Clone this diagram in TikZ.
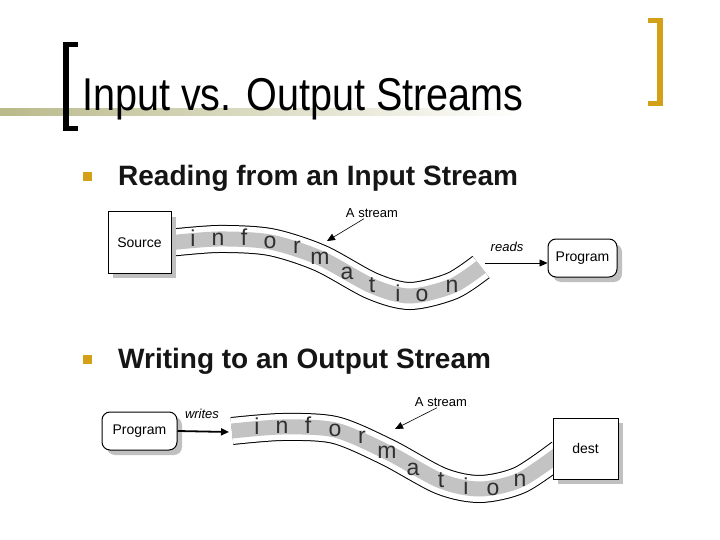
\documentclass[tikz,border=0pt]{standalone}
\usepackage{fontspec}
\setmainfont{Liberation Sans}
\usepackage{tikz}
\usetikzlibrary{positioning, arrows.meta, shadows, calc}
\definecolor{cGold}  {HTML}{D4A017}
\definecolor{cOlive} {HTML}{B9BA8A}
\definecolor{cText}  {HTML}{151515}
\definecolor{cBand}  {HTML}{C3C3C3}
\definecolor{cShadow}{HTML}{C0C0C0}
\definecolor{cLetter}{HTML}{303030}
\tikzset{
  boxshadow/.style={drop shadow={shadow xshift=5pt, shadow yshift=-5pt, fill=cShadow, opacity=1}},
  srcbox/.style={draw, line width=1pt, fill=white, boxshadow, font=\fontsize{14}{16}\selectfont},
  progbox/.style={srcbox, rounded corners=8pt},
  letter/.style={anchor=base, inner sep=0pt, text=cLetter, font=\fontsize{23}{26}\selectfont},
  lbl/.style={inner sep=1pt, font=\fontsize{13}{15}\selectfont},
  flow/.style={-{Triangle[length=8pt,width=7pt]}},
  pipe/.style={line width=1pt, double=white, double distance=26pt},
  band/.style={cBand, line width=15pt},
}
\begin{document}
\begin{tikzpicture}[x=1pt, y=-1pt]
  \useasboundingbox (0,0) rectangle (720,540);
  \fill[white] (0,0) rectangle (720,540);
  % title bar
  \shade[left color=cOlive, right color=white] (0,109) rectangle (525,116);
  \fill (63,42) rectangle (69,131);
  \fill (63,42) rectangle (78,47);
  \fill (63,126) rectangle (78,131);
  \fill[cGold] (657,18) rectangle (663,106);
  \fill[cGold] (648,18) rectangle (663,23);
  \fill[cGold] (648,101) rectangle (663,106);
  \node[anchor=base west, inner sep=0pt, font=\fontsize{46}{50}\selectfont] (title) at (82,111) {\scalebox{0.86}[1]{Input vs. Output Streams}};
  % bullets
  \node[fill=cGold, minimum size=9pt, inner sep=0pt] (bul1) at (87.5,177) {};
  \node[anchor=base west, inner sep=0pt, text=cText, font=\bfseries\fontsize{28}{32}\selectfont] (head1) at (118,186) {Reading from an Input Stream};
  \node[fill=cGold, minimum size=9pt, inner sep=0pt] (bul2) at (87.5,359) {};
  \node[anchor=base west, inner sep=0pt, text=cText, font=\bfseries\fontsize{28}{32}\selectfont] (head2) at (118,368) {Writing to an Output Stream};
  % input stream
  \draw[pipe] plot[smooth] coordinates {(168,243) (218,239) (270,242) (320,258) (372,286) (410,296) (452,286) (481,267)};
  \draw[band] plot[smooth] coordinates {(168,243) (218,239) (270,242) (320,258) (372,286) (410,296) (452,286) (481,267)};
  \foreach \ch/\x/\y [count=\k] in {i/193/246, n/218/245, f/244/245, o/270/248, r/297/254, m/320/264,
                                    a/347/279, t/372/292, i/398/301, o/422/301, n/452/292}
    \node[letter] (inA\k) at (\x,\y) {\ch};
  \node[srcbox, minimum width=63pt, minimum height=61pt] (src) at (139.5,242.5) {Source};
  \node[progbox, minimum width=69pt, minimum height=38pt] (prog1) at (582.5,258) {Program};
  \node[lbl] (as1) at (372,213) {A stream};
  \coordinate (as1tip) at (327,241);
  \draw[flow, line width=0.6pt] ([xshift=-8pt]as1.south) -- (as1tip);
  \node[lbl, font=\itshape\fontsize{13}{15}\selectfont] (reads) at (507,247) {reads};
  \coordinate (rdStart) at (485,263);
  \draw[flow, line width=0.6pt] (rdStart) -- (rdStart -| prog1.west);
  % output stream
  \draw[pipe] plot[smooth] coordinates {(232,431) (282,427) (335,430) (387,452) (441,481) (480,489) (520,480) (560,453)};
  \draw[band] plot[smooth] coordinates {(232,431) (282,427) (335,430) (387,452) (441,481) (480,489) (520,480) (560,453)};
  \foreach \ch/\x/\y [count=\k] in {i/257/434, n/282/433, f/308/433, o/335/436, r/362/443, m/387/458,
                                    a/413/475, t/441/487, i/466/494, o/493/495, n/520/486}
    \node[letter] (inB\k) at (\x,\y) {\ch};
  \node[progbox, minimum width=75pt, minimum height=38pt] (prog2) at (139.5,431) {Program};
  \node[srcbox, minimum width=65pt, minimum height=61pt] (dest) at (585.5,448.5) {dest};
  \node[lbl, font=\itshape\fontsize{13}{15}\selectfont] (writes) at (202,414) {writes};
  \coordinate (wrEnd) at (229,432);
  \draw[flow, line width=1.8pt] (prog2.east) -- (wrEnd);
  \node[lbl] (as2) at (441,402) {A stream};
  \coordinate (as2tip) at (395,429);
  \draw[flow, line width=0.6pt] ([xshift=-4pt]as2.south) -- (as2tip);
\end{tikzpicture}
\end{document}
^^^^
• Task details:
Print the full listing exactly, dropping the pictures.

• Problem solution:
Clone this diagram in TikZ.
\documentclass[tikz,border=0pt]{standalone}
\usepackage{fontspec}
\setmainfont{Liberation Sans}
\usepackage{tikz}
\usetikzlibrary{positioning, arrows.meta, shadows, calc}
\definecolor{cGold}  {HTML}{D4A017}
\definecolor{cOlive} {HTML}{B9BA8A}
\definecolor{cText}  {HTML}{151515}
\definecolor{cBand}  {HTML}{C3C3C3}
\definecolor{cShadow}{HTML}{C0C0C0}
\definecolor{cLetter}{HTML}{303030}
\tikzset{
  boxshadow/.style={drop shadow={shadow xshift=5pt, shadow yshift=-5pt, fill=cShadow, opacity=1}},
  srcbox/.style={draw, line width=1pt, fill=white, boxshadow, font=\fontsize{14}{16}\selectfont},
  progbox/.style={srcbox, rounded corners=8pt},
  letter/.style={anchor=base, inner sep=0pt, text=cLetter, font=\fontsize{23}{26}\selectfont},
  lbl/.style={inner sep=1pt, font=\fontsize{13}{15}\selectfont},
  flow/.style={-{Triangle[length=8pt,width=7pt]}},
  pipe/.style={line width=1pt, double=white, double distance=26pt},
  band/.style={cBand, line width=15pt},
}
\begin{document}
\begin{tikzpicture}[x=1pt, y=-1pt]
  \useasboundingbox (0,0) rectangle (720,540);
  \fill[white] (0,0) rectangle (720,540);
  % title bar
  \shade[left color=cOlive, right color=white] (0,109) rectangle (525,116);
  \fill (63,42) rectangle (69,131);
  \fill (63,42) rectangle (78,47);
  \fill (63,126) rectangle (78,131);
  \fill[cGold] (657,18) rectangle (663,106);
  \fill[cGold] (648,18) rectangle (663,23);
  \fill[cGold] (648,101) rectangle (663,106);
  \node[anchor=base west, inner sep=0pt, font=\fontsize{46}{50}\selectfont] (title) at (82,111) {\scalebox{0.86}[1]{Input vs. Output Streams}};
  % bullets
  \node[fill=cGold, minimum size=9pt, inner sep=0pt] (bul1) at (87.5,177) {};
  \node[anchor=base west, inner sep=0pt, text=cText, font=\bfseries\fontsize{28}{32}\selectfont] (head1) at (118,186) {Reading from an Input Stream};
  \node[fill=cGold, minimum size=9pt, inner sep=0pt] (bul2) at (87.5,359) {};
  \node[anchor=base west, inner sep=0pt, text=cText, font=\bfseries\fontsize{28}{32}\selectfont] (head2) at (118,368) {Writing to an Output Stream};
  % input stream
  \draw[pipe] plot[smooth] coordinates {(168,243) (218,239) (270,242) (320,258) (372,286) (410,296) (452,286) (481,267)};
  \draw[band] plot[smooth] coordinates {(168,243) (218,239) (270,242) (320,258) (372,286) (410,296) (452,286) (481,267)};
  \foreach \ch/\x/\y [count=\k] in {i/193/246, n/218/245, f/244/245, o/270/248, r/297/254, m/320/264,
                                    a/347/279, t/372/292, i/398/301, o/422/301, n/452/292}
    \node[letter] (inA\k) at (\x,\y) {\ch};
  \node[srcbox, minimum width=63pt, minimum height=61pt] (src) at (139.5,242.5) {Source};
  \node[progbox, minimum width=69pt, minimum height=38pt] (prog1) at (582.5,258) {Program};
  \node[lbl] (as1) at (372,213) {A stream};
  \coordinate (as1tip) at (327,241);
  \draw[flow, line width=0.6pt] ([xshift=-8pt]as1.south) -- (as1tip);
  \node[lbl, font=\itshape\fontsize{13}{15}\selectfont] (reads) at (507,247) {reads};
  \coordinate (rdStart) at (485,263);
  \draw[flow, line width=0.6pt] (rdStart) -- (rdStart -| prog1.west);
  % output stream
  \draw[pipe] plot[smooth] coordinates {(232,431) (282,427) (335,430) (387,452) (441,481) (480,489) (520,480) (560,453)};
  \draw[band] plot[smooth] coordinates {(232,431) (282,427) (335,430) (387,452) (441,481) (480,489) (520,480) (560,453)};
  \foreach \ch/\x/\y [count=\k] in {i/257/434, n/282/433, f/308/433, o/335/436, r/362/443, m/387/458,
                                    a/413/475, t/441/487, i/466/494, o/493/495, n/520/486}
    \node[letter] (inB\k) at (\x,\y) {\ch};
  \node[progbox, minimum width=75pt, minimum height=38pt] (prog2) at (139.5,431) {Program};
  \node[srcbox, minimum width=65pt, minimum height=61pt] (dest) at (585.5,448.5) {dest};
  \node[lbl, font=\itshape\fontsize{13}{15}\selectfont] (writes) at (202,414) {writes};
  \coordinate (wrEnd) at (229,432);
  \draw[flow, line width=1.8pt] (prog2.east) -- (wrEnd);
  \node[lbl] (as2) at (441,402) {A stream};
  \coordinate (as2tip) at (395,429);
  \draw[flow, line width=0.6pt] ([xshift=-4pt]as2.south) -- (as2tip);
\end{tikzpicture}
\end{document}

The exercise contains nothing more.